CalPERS paid $135 million in fees to these 30 managers in the fiscal year that ended June 30, and saw an average return of 7.1% over the same timeframe. 

Industry Insider Response? Meh.   

Despite the dollar drawdown seen by these hedge funds in absolute terms, industry insiders have largely brushed off the move in relative terms. 

“The bottom line is that a $4 billion allocation by a plan as big as CalPERS is a drop in the bucket—and clearly [was] never a big focus,” said one bulge-bracket bank employee who works closely with pension plans and hedge funds.

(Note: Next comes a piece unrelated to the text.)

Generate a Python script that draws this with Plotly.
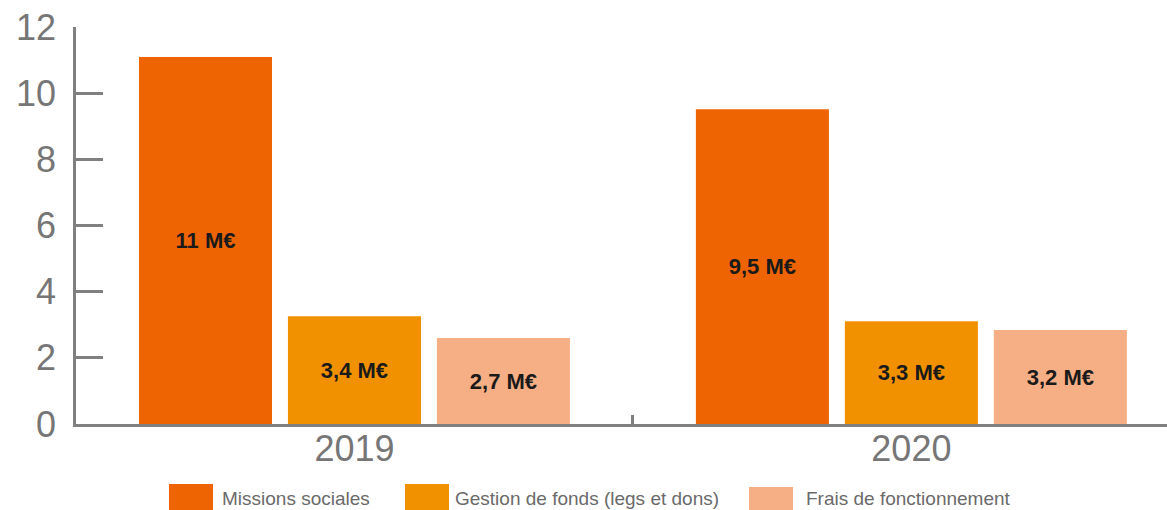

Former CIO “Joe Dear’s unfortunate passing hastened the move away from alternatives because his successor”—Ted Eliopoulos, who was named to the position late last week—“never bought into it in the first place. Without an internal ally, it was doomed.” 

Another individual—a hedge fund employee with no connection to CalPERS but who is familiar with the situation—said the issue wasn’t hedge funds as an asset class, but the portfolio CalPERS had built.

“The notable problem isn’t the lack of big names,” he said, “but the likelihood that most of the hedge in their portfolio are mostly equity-driven. I’m guessing that the beta of the hedge portfolio to the equity market is very high. The problem wasn't that they had a hedge fund portfolio. It was that they did a poor job in building one.”

Statistics also put CalPERS’ action into perspective: According to figures from eVestment, total global hedge fund assets reached $3 trillion in June. CalPERS’ contribution to this? At $4.5 billion, 0.15% of the industry total.

[An earlier version of the story used 2012 CalPERS figures, the result of which had Black River Asset Management losing the most capital in absolute terms: Updated figures move Och-Ziff into that position. All other figures have been adjusted accordingly.]